The country, which shares an island with Haiti, has been able to make more than US$1 billion through its exports of banana, cocoa and other produce since the EPA was signed four years ago.

Part of its success is the investment made in making its products competitive in a challenging global marketplace during a period of where there was an international economic crisis, coupled with an apparent lack of commitment by some regional governments to the EPA.

Then there is the sheer complexity of the EPA and the difficulty in interpreting and navigating it.

The EPA has given CARIFORUM States (CARICOM members plus the Dominican Republic) immediate duty-free, quota-free access to markets of the 27 EU States in sectors including business services, tourism, finance, communications, construction, distribution, environmental, transport and recreation.

Fewer than half the CARIFORUM countries have ratified the agreement, which has a strong development component meant to assist the small countries in development of capacity over a period of years before it must reciprocate.

However, during last month's media workshop held in Grenada, the EPA Implementation Unit of the Caricom Secretariat sought to raise the profile of the agreement, which, properly understood and effectively used, can transform the economies of some countries.

In recognition of this, some CARIFORUM member States have begun creating, or in some cases, activating EPA implementation units within their trade related ministries, with the Dominican Republic leading the way. Its EPA implementation unit is said to be staffed by 29 people.

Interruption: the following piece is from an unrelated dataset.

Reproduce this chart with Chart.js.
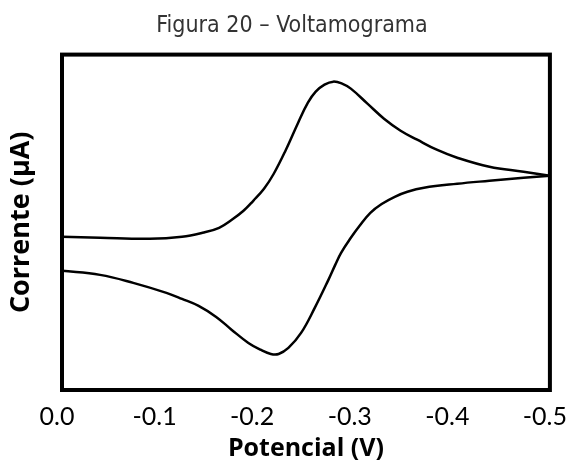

In Trinidad and Tobago, where several businesses and individuals have penetrated the markets of the EU using the EPA, much is left to be done.

Much of the work is now in the hands of the Ministry of Trade, Industry and Investment's trade director Norris Herbert.

As part of the Cabinet reshuffle earlier this year, Stephen Cadiz was moved out of the ministry and replaced by Vasant Bharath.

Herbert said the Trade Implementation Unit became operational last year when its Programme Coordinator assumed office.

However that person has since left and interviews have been held with the expectation that the position will be filled shortly.

In the meantime, Herbert said he is supervising the work of the Unit. Herbert along with Foreign Affairs Minister Winston Dookeran, and other technocrats, last week attended the twentieth meeting of the Council of Ministers of CARIFORUM in Santiago, Dominican Republic, which has chairmanship of the regional bloc.

Herbert said since assuming office in the Ministry of Trade, Industry and Investment Minister Bharath has been focussed on the realignment of the organisations and institutions under his responsibility.

"In this regard, the Business Development Company Ltd (renamed ExporTT) has been refocussed to treat will all matters related to export only, to all markets. This means that all the activities related to exporting to Europe will be undertaken by ExporTT."

Herbert said the organisation is now charged with the mandate of taking advantage of the favourable provisions in the CARIFORUM-EU Economic Partnership Agreement for both goods and services.